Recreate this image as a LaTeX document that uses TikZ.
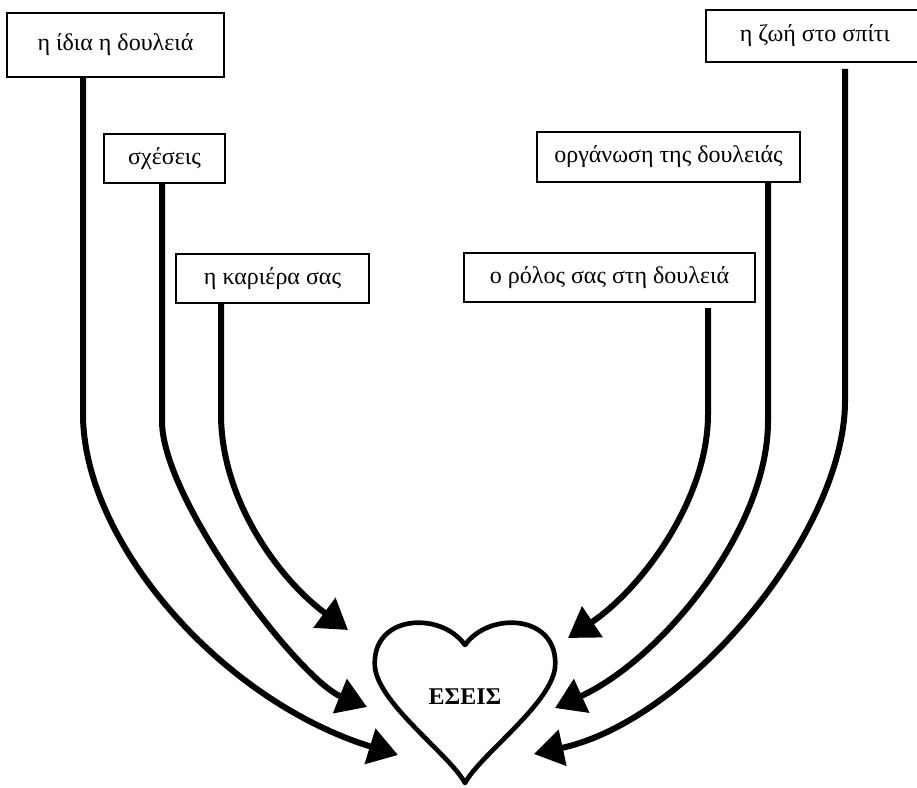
\documentclass[tikz,border=0pt]{standalone}
\usepackage{fontspec}
\setmainfont{Liberation Serif}
\usetikzlibrary{arrows.meta,calc}
\tikzset{
  factor/.style={draw, line width=1.5pt, inner sep=0.75pt, font=\fontsize{18}{20}\selectfont},
  feed/.style={line width=4.5pt, -{Triangle[length=22pt,width=27pt]}},
}
\begin{document}
\begin{tikzpicture}[x=0.75pt,y=0.75pt,yscale=-1,xscale=1]
    \useasboundingbox (0,0) rectangle (917,788);

    % Text Node
    \node (work) [factor, minimum width=162.75pt, minimum height=48pt] at (115.5,45) {η ίδια η δουλειά};
    % Text Node
    \node (rel) [factor, minimum width=90.75pt, minimum height=36.75pt] at (164.5,158.5) {σχέσεις};
    % Text Node
    \node (career) [factor, minimum width=144.75pt, minimum height=36.75pt] at (272.5,278.5) {η καριέρα σας};
    % Text Node
    \node (role) [factor, minimum width=218.25pt, minimum height=36.75pt] at (609.5,277.5) {ο ρόλος σας στη δουλειά};
    % Text Node
    \node (org) [factor, minimum width=197.25pt, minimum height=37.5pt] at (668.5,157) {οργάνωση της δουλειάς};
    % Text Node
    \node (home) [factor, minimum width=163.5pt, minimum height=39pt] at (815,36) {η ζωή στο σπίτι};

    %Shape: Heart
    \draw [line width=3.5pt, line join=round] (465,645) .. controls (490,610) and (560,615) .. (555,668) .. controls (550,705) and (480,755) .. (465,783) .. controls (450,755) and (380,705) .. (375,668) .. controls (370,615) and (440,610) .. (465,645) -- cycle;
    % Text Node
    \node (you) [font=\fontsize{18}{20}\selectfont\bfseries] at (465,697) {ΕΣΕΙΣ};

    % arrow ends at the heart
    \coordinate (t1) at (398,755);
    \coordinate (t2) at (367,707);
    \coordinate (t3) at (348,630);
    \coordinate (t4) at (568,638);
    \coordinate (t5) at (555,708);
    \coordinate (t6) at (534,754);

    %Curve Lines
    \draw [feed] ($(work.south)+(-32.5,0)$) -- ++(0,336) .. controls +(0,127) and (220,700) .. (t1);
    \draw [feed] ($(rel.south)+(-2.5,0)$) -- ++(0,237) .. controls +(0,80) and (300,680) .. (t2);
    \draw [feed] ($(career.south)+(-51.5,0)$) -- ++(0,110) .. controls +(0,87) and (280,580) .. (t3);
    \draw [feed] ($(role.south)+(98.5,5)$) -- ++(0,106) .. controls +(0,87) and (640,590) .. (t4);
    \draw [feed] ($(org.south)+(99.5,0)$) -- ++(0,238) .. controls +(0,110) and (660,660) .. (t5);
    \draw [feed] ($(home.south)+(30,6)$) -- ++(0,332) .. controls +(0,130) and (690,720) .. (t6);

\end{tikzpicture}
\end{document}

◆ What you need to do
Return each line of the data, keeping its wording exact and omitting pictures.

◆ Task solution
Recreate this image as a LaTeX document that uses TikZ.
\documentclass[tikz,border=0pt]{standalone}
\usepackage{fontspec}
\setmainfont{Liberation Serif}
\usetikzlibrary{arrows.meta,calc}
\tikzset{
  factor/.style={draw, line width=1.5pt, inner sep=0.75pt, font=\fontsize{18}{20}\selectfont},
  feed/.style={line width=4.5pt, -{Triangle[length=22pt,width=27pt]}},
}
\begin{document}
\begin{tikzpicture}[x=0.75pt,y=0.75pt,yscale=-1,xscale=1]
    \useasboundingbox (0,0) rectangle (917,788);

    % Text Node
    \node (work) [factor, minimum width=162.75pt, minimum height=48pt] at (115.5,45) {η ίδια η δουλειά};
    % Text Node
    \node (rel) [factor, minimum width=90.75pt, minimum height=36.75pt] at (164.5,158.5) {σχέσεις};
    % Text Node
    \node (career) [factor, minimum width=144.75pt, minimum height=36.75pt] at (272.5,278.5) {η καριέρα σας};
    % Text Node
    \node (role) [factor, minimum width=218.25pt, minimum height=36.75pt] at (609.5,277.5) {ο ρόλος σας στη δουλειά};
    % Text Node
    \node (org) [factor, minimum width=197.25pt, minimum height=37.5pt] at (668.5,157) {οργάνωση της δουλειάς};
    % Text Node
    \node (home) [factor, minimum width=163.5pt, minimum height=39pt] at (815,36) {η ζωή στο σπίτι};

    %Shape: Heart
    \draw [line width=3.5pt, line join=round] (465,645) .. controls (490,610) and (560,615) .. (555,668) .. controls (550,705) and (480,755) .. (465,783) .. controls (450,755) and (380,705) .. (375,668) .. controls (370,615) and (440,610) .. (465,645) -- cycle;
    % Text Node
    \node (you) [font=\fontsize{18}{20}\selectfont\bfseries] at (465,697) {ΕΣΕΙΣ};

    % arrow ends at the heart
    \coordinate (t1) at (398,755);
    \coordinate (t2) at (367,707);
    \coordinate (t3) at (348,630);
    \coordinate (t4) at (568,638);
    \coordinate (t5) at (555,708);
    \coordinate (t6) at (534,754);

    %Curve Lines
    \draw [feed] ($(work.south)+(-32.5,0)$) -- ++(0,336) .. controls +(0,127) and (220,700) .. (t1);
    \draw [feed] ($(rel.south)+(-2.5,0)$) -- ++(0,237) .. controls +(0,80) and (300,680) .. (t2);
    \draw [feed] ($(career.south)+(-51.5,0)$) -- ++(0,110) .. controls +(0,87) and (280,580) .. (t3);
    \draw [feed] ($(role.south)+(98.5,5)$) -- ++(0,106) .. controls +(0,87) and (640,590) .. (t4);
    \draw [feed] ($(org.south)+(99.5,0)$) -- ++(0,238) .. controls +(0,110) and (660,660) .. (t5);
    \draw [feed] ($(home.south)+(30,6)$) -- ++(0,332) .. controls +(0,130) and (690,720) .. (t6);

\end{tikzpicture}
\end{document}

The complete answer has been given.